* **WRITTEN INSTRUCTION**
Skip the pictures. Transcribe the rest of the data below without changing a word.
* BEGIN DATASET EXTRACT *
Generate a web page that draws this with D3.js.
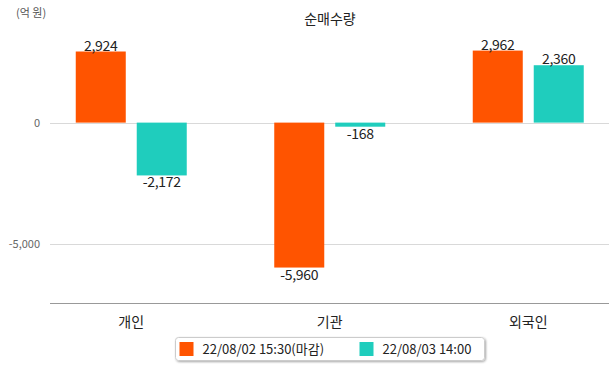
<!DOCTYPE html>
<html>
<head>
<meta charset="utf-8">
<script src="https://cdn.jsdelivr.net/npm/d3@7"></script>
<style>
body { margin: 0; background: #fff; }
svg { font-family: "Noto Sans CJK KR", "Noto Sans", sans-serif; }
</style>
</head>
<body>
<svg id="chart" width="615" height="368"></svg>
<script>
var categories = ['개인', '기관', '외국인'];
var seriesNames = ['22/08/02 15:30(마감)', '22/08/03 14:00'];
var closeValues = [2924, -5960, 2962];
var nowValues = [-2172, -168, 2360];
var yTicks = [0, -5000];
var colors = ['#ff5400', '#1fcdbd'];

var svg = d3.select('#chart');
var x0 = d3.scaleBand().domain(categories).range([32, 627.5]);
var x1 = d3.scaleBand().domain([0, 1]).range([0, 111]).paddingInner(0.18);
var y = d3.scaleLinear().domain([-7430, 3500]).range([303.3, 37.5]);
var fmt = function(v){return d3.format(',')(v).replace('\u2212', '-');};

// grid + y labels
svg.selectAll('.grid').data(yTicks).enter().append('line')
    .attr('x1', 50).attr('x2', 609)
    .attr('y1', function(d){return Math.round(y(d)) + 0.5;}).attr('y2', function(d){return Math.round(y(d)) + 0.5;})
    .style('stroke', '#d9d9d9').style('stroke-width', 1);
svg.selectAll('.ylab').data(yTicks).enter().append('text')
    .attr('x', 40).attr('y', function(d){return y(d) + 4;})
    .attr('text-anchor', 'end').style('font-size', '11px').style('fill', '#666')
    .text(function(d){return fmt(d);});

// bars
var rows = categories.map(function(c, i){return {cat: c, vals: [closeValues[i], nowValues[i]]};});
var g = svg.selectAll('.grp').data(rows).enter().append('g')
    .attr('transform', function(d){return 'translate(' + (x0(d.cat) + (x0.bandwidth() - 111) / 2) + ',0)';});
g.selectAll('rect').data(function(d){return d.vals;}).enter().append('rect')
    .attr('x', function(d, i){return x1(i);})
    .attr('width', x1.bandwidth())
    .attr('y', function(d){return y(Math.max(0, d));})
    .attr('height', function(d){return Math.abs(y(d) - y(0));})
    .style('fill', function(d, i){return colors[i];});
g.selectAll('text').data(function(d){return d.vals;}).enter().append('text')
    .attr('x', function(d, i){return x1(i) + x1.bandwidth() / 2;})
    .attr('y', function(d){return d >= 0 ? y(d) - 1 : y(d) + 12;})
    .attr('text-anchor', 'middle').style('font-size', '14px').style('fill', '#222')
    .style('letter-spacing', '-0.3px')
    .text(function(d){return fmt(d);});

// x axis
svg.append('line').attr('x1', 50).attr('x2', 609).attr('y1', 303.5).attr('y2', 303.5)
    .style('stroke', '#999').style('stroke-width', 1);
svg.selectAll('.xlab').data(categories).enter().append('text')
    .attr('x', function(d){return x0(d) + x0.bandwidth() / 2;}).attr('y', 327)
    .attr('text-anchor', 'middle').style('font-size', '14px').style('fill', '#222')
    .text(function(d){return d;});

// titles
svg.append('text').attr('x', 330).attr('y', 24).attr('text-anchor', 'middle')
    .style('font-size', '14px').style('fill', '#222').text('순매수량');
svg.append('text').attr('x', 16).attr('y', 17)
    .style('font-size', '11px').style('fill', '#555').text('(억 원)');

// legend
var defs = svg.append('defs');
var f = defs.append('filter').attr('id', 'sh').attr('x', '-10%').attr('y', '-30%').attr('width', '120%').attr('height', '180%');
f.append('feDropShadow').attr('dx', 1).attr('dy', 1).attr('stdDeviation', 1).attr('flood-color', '#000').attr('flood-opacity', 0.35);
svg.append('rect').attr('x', 175.5).attr('y', 337.5).attr('width', 309).attr('height', 23).attr('rx', 3)
    .style('fill', '#fff').style('stroke', '#ccc').attr('filter', 'url(#sh)');
var lx = [179.5, 359.5];
var lg = svg.selectAll('.leg').data(seriesNames).enter().append('g')
    .attr('transform', function(d, i){return 'translate(' + lx[i] + ',342)';});
lg.append('rect').attr('width', 14).attr('height', 14).style('fill', function(d, i){return colors[i];});
lg.append('text').attr('x', 23).attr('y', 12).style('font-size', '13px').style('fill', '#222')
    .text(function(d){return d;});
</script>
</body>
</html>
* END DATASET EXTRACT *
* **TASK RESULT**
Generate a web page that draws this with D3.js.
<!DOCTYPE html>
<html>
<head>
<meta charset="utf-8">
<script src="https://cdn.jsdelivr.net/npm/d3@7"></script>
<style>
body { margin: 0; background: #fff; }
svg { font-family: "Noto Sans CJK KR", "Noto Sans", sans-serif; }
</style>
</head>
<body>
<svg id="chart" width="615" height="368"></svg>
<script>
var categories = ['개인', '기관', '외국인'];
var seriesNames = ['22/08/02 15:30(마감)', '22/08/03 14:00'];
var closeValues = [2924, -5960, 2962];
var nowValues = [-2172, -168, 2360];
var yTicks = [0, -5000];
var colors = ['#ff5400', '#1fcdbd'];

var svg = d3.select('#chart');
var x0 = d3.scaleBand().domain(categories).range([32, 627.5]);
var x1 = d3.scaleBand().domain([0, 1]).range([0, 111]).paddingInner(0.18);
var y = d3.scaleLinear().domain([-7430, 3500]).range([303.3, 37.5]);
var fmt = function(v){return d3.format(',')(v).replace('\u2212', '-');};

// grid + y labels
svg.selectAll('.grid').data(yTicks).enter().append('line')
    .attr('x1', 50).attr('x2', 609)
    .attr('y1', function(d){return Math.round(y(d)) + 0.5;}).attr('y2', function(d){return Math.round(y(d)) + 0.5;})
    .style('stroke', '#d9d9d9').style('stroke-width', 1);
svg.selectAll('.ylab').data(yTicks).enter().append('text')
    .attr('x', 40).attr('y', function(d){return y(d) + 4;})
    .attr('text-anchor', 'end').style('font-size', '11px').style('fill', '#666')
    .text(function(d){return fmt(d);});

// bars
var rows = categories.map(function(c, i){return {cat: c, vals: [closeValues[i], nowValues[i]]};});
var g = svg.selectAll('.grp').data(rows).enter().append('g')
    .attr('transform', function(d){return 'translate(' + (x0(d.cat) + (x0.bandwidth() - 111) / 2) + ',0)';});
g.selectAll('rect').data(function(d){return d.vals;}).enter().append('rect')
    .attr('x', function(d, i){return x1(i);})
    .attr('width', x1.bandwidth())
    .attr('y', function(d){return y(Math.max(0, d));})
    .attr('height', function(d){return Math.abs(y(d) - y(0));})
    .style('fill', function(d, i){return colors[i];});
g.selectAll('text').data(function(d){return d.vals;}).enter().append('text')
    .attr('x', function(d, i){return x1(i) + x1.bandwidth() / 2;})
    .attr('y', function(d){return d >= 0 ? y(d) - 1 : y(d) + 12;})
    .attr('text-anchor', 'middle').style('font-size', '14px').style('fill', '#222')
    .style('letter-spacing', '-0.3px')
    .text(function(d){return fmt(d);});

// x axis
svg.append('line').attr('x1', 50).attr('x2', 609).attr('y1', 303.5).attr('y2', 303.5)
    .style('stroke', '#999').style('stroke-width', 1);
svg.selectAll('.xlab').data(categories).enter().append('text')
    .attr('x', function(d){return x0(d) + x0.bandwidth() / 2;}).attr('y', 327)
    .attr('text-anchor', 'middle').style('font-size', '14px').style('fill', '#222')
    .text(function(d){return d;});

// titles
svg.append('text').attr('x', 330).attr('y', 24).attr('text-anchor', 'middle')
    .style('font-size', '14px').style('fill', '#222').text('순매수량');
svg.append('text').attr('x', 16).attr('y', 17)
    .style('font-size', '11px').style('fill', '#555').text('(억 원)');

// legend
var defs = svg.append('defs');
var f = defs.append('filter').attr('id', 'sh').attr('x', '-10%').attr('y', '-30%').attr('width', '120%').attr('height', '180%');
f.append('feDropShadow').attr('dx', 1).attr('dy', 1).attr('stdDeviation', 1).attr('flood-color', '#000').attr('flood-opacity', 0.35);
svg.append('rect').attr('x', 175.5).attr('y', 337.5).attr('width', 309).attr('height', 23).attr('rx', 3)
    .style('fill', '#fff').style('stroke', '#ccc').attr('filter', 'url(#sh)');
var lx = [179.5, 359.5];
var lg = svg.selectAll('.leg').data(seriesNames).enter().append('g')
    .attr('transform', function(d, i){return 'translate(' + lx[i] + ',342)';});
lg.append('rect').attr('width', 14).attr('height', 14).style('fill', function(d, i){return colors[i];});
lg.append('text').attr('x', 23).attr('y', 12).style('font-size', '13px').style('fill', '#222')
    .text(function(d){return d;});
</script>
</body>
</html>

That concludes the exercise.